» TASK OBJECTIVE: The required output is the exact run of lines from the line containing "Clone this chart in D3.js." to the line containing "const height = 454;", inclusive, and nothing besides.

## BEGIN INPUT FOR THIS TASK

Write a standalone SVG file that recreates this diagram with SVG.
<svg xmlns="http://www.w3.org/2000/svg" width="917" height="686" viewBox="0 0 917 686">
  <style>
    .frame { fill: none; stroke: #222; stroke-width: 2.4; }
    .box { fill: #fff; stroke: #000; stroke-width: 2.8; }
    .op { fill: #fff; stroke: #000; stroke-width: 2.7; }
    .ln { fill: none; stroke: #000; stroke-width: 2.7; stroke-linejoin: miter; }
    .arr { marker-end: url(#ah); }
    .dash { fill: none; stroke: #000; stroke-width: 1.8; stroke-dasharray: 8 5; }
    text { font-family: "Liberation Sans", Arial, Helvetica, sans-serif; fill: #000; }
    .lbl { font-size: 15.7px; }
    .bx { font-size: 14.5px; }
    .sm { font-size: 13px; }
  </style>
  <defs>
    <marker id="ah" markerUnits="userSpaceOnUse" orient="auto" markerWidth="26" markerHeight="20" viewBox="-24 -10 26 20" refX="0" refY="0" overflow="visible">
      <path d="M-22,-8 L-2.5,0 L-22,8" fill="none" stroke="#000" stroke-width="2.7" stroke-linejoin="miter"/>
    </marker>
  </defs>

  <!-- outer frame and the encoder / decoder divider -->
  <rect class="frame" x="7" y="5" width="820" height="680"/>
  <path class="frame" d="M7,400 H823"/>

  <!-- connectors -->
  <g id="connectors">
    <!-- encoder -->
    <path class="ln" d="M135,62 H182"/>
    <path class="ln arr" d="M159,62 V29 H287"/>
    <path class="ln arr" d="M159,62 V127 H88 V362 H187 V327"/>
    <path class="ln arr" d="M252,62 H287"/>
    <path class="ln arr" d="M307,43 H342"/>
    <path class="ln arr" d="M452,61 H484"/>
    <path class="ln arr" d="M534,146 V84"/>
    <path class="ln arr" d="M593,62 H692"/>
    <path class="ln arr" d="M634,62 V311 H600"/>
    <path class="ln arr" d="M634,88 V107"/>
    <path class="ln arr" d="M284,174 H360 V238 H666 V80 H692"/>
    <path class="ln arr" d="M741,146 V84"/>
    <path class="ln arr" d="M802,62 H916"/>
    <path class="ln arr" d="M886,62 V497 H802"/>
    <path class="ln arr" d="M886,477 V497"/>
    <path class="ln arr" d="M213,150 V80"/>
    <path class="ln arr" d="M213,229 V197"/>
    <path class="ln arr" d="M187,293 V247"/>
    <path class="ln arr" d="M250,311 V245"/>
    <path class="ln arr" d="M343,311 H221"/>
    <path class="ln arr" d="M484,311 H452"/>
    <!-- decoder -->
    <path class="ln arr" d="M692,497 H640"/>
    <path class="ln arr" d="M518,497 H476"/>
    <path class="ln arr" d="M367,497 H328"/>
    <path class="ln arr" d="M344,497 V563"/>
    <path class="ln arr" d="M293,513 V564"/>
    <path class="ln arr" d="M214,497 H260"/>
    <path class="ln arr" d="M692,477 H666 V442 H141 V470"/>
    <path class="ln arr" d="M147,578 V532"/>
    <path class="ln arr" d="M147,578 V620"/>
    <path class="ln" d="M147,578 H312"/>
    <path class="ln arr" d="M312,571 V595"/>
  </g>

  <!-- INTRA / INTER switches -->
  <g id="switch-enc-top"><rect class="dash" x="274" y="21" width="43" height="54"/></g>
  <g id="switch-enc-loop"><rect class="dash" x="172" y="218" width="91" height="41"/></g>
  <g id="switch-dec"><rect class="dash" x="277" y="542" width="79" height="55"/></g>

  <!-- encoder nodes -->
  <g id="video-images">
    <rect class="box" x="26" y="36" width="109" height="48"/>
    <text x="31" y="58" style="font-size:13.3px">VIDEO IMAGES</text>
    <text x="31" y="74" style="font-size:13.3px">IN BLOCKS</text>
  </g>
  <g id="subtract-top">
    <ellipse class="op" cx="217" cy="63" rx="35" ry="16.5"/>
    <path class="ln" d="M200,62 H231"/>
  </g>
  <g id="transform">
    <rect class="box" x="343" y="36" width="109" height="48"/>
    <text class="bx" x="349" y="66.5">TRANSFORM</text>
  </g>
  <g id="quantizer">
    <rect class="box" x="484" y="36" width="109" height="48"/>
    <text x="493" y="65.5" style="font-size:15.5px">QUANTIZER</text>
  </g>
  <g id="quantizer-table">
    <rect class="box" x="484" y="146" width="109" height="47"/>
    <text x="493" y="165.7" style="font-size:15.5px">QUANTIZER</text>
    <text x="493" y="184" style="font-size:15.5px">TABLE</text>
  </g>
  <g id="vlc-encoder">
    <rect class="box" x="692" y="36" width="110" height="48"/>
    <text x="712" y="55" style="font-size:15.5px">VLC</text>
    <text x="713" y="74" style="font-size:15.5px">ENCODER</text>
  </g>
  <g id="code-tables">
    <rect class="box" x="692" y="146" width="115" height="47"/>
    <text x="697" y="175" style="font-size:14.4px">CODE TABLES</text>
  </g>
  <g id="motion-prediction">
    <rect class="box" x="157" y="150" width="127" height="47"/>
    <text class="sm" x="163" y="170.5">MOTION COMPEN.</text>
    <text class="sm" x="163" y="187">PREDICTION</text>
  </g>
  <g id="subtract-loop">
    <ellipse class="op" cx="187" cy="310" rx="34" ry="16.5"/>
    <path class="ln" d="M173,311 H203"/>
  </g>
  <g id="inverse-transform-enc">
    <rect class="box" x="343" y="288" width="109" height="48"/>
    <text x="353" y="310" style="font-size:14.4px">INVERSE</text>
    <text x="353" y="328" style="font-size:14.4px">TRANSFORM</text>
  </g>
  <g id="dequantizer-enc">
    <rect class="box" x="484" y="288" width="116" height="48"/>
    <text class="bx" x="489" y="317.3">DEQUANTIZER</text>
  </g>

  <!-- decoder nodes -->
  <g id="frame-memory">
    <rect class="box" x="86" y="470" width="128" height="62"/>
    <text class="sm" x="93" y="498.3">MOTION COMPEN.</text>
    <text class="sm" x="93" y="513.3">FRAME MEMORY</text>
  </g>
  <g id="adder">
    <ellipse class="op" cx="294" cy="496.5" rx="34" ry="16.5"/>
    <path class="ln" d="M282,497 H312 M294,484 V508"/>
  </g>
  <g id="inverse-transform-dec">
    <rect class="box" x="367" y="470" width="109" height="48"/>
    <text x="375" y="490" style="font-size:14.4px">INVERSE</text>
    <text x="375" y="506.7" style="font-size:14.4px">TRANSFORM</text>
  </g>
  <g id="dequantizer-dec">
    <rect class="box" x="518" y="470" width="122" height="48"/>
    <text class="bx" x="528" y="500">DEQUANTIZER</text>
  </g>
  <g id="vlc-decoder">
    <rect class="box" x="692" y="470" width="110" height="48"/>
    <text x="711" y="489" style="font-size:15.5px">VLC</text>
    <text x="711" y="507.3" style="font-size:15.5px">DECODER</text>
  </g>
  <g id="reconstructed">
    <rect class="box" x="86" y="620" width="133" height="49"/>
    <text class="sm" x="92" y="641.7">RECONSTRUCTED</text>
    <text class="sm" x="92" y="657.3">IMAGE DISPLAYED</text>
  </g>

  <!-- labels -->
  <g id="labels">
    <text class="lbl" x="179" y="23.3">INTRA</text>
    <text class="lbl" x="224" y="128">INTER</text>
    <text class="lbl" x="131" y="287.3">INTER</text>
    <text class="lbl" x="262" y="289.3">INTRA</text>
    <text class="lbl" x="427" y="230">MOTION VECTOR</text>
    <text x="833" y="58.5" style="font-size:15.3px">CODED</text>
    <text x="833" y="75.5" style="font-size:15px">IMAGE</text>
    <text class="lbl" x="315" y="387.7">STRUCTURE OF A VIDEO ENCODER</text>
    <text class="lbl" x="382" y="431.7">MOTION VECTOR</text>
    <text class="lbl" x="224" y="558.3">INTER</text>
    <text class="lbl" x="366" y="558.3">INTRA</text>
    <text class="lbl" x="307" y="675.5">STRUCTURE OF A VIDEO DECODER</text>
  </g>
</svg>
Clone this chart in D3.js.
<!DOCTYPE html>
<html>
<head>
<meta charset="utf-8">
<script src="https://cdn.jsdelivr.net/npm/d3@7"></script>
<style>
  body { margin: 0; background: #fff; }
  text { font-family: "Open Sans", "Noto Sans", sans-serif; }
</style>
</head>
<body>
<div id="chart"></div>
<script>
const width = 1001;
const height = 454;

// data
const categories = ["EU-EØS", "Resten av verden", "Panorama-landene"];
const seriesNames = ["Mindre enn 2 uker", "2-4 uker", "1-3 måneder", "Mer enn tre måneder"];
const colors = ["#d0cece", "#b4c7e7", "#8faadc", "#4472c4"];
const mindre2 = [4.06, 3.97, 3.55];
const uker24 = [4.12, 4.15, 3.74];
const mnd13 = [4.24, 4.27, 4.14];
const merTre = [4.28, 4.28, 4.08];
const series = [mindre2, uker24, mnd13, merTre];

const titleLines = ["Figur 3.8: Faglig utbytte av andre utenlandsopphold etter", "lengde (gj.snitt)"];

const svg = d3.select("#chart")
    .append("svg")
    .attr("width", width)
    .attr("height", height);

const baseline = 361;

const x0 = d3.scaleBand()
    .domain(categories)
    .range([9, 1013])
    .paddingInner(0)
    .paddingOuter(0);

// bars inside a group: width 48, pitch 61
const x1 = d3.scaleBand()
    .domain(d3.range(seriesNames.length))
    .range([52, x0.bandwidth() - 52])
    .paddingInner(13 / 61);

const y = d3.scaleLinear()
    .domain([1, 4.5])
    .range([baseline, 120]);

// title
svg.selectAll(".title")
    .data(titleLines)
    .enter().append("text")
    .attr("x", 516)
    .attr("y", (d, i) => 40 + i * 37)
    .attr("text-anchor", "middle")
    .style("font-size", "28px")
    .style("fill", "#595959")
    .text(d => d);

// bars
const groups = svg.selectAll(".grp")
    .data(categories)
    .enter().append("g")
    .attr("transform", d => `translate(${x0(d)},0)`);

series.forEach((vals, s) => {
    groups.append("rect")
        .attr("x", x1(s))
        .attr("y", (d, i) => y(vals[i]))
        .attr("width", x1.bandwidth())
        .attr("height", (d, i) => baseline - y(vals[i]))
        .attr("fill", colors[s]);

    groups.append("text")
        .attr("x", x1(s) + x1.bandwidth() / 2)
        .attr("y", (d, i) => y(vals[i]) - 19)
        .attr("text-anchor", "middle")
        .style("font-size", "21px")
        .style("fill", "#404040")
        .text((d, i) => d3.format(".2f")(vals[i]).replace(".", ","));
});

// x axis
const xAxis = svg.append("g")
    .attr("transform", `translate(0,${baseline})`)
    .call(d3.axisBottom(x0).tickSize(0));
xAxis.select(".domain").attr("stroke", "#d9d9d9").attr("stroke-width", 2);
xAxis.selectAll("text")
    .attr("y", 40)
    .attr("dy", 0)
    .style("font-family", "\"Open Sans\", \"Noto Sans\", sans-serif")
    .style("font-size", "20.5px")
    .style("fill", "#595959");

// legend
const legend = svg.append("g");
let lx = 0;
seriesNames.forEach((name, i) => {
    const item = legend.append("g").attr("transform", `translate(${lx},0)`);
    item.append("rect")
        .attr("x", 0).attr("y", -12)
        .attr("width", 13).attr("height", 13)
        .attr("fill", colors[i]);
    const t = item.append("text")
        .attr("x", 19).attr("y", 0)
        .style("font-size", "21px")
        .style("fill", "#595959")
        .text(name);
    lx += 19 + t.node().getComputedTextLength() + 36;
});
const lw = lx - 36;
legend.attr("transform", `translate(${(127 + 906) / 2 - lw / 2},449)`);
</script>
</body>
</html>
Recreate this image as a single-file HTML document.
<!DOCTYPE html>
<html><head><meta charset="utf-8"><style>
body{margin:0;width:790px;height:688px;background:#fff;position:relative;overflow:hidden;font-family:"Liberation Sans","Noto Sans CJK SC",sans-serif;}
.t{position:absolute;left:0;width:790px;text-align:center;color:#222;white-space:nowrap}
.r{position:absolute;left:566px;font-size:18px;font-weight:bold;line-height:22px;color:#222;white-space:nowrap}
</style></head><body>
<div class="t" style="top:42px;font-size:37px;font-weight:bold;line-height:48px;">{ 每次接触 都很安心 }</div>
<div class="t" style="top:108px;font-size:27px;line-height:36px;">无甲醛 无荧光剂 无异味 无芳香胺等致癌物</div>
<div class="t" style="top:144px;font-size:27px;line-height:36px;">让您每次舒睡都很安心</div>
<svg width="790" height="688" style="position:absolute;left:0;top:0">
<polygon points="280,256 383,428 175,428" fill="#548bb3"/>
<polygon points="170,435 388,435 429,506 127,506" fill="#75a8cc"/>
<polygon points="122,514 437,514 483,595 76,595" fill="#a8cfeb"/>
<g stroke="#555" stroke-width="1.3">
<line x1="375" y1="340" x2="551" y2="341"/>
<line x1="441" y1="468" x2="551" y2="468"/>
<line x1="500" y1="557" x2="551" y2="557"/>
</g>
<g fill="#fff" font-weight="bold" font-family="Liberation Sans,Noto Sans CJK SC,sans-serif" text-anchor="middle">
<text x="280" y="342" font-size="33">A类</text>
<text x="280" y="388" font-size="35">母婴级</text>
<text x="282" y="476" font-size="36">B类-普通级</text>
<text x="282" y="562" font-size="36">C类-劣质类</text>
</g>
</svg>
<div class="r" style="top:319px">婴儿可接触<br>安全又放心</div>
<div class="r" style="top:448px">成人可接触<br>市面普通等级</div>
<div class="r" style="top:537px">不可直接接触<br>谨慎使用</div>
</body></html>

## END INPUT FOR THIS TASK

» RIGHT ANSWER:
Clone this chart in D3.js.
<!DOCTYPE html>
<html>
<head>
<meta charset="utf-8">
<script src="https://cdn.jsdelivr.net/npm/d3@7"></script>
<style>
  body { margin: 0; background: #fff; }
  text { font-family: "Open Sans", "Noto Sans", sans-serif; }
</style>
</head>
<body>
<div id="chart"></div>
<script>
const width = 1001;
const height = 454;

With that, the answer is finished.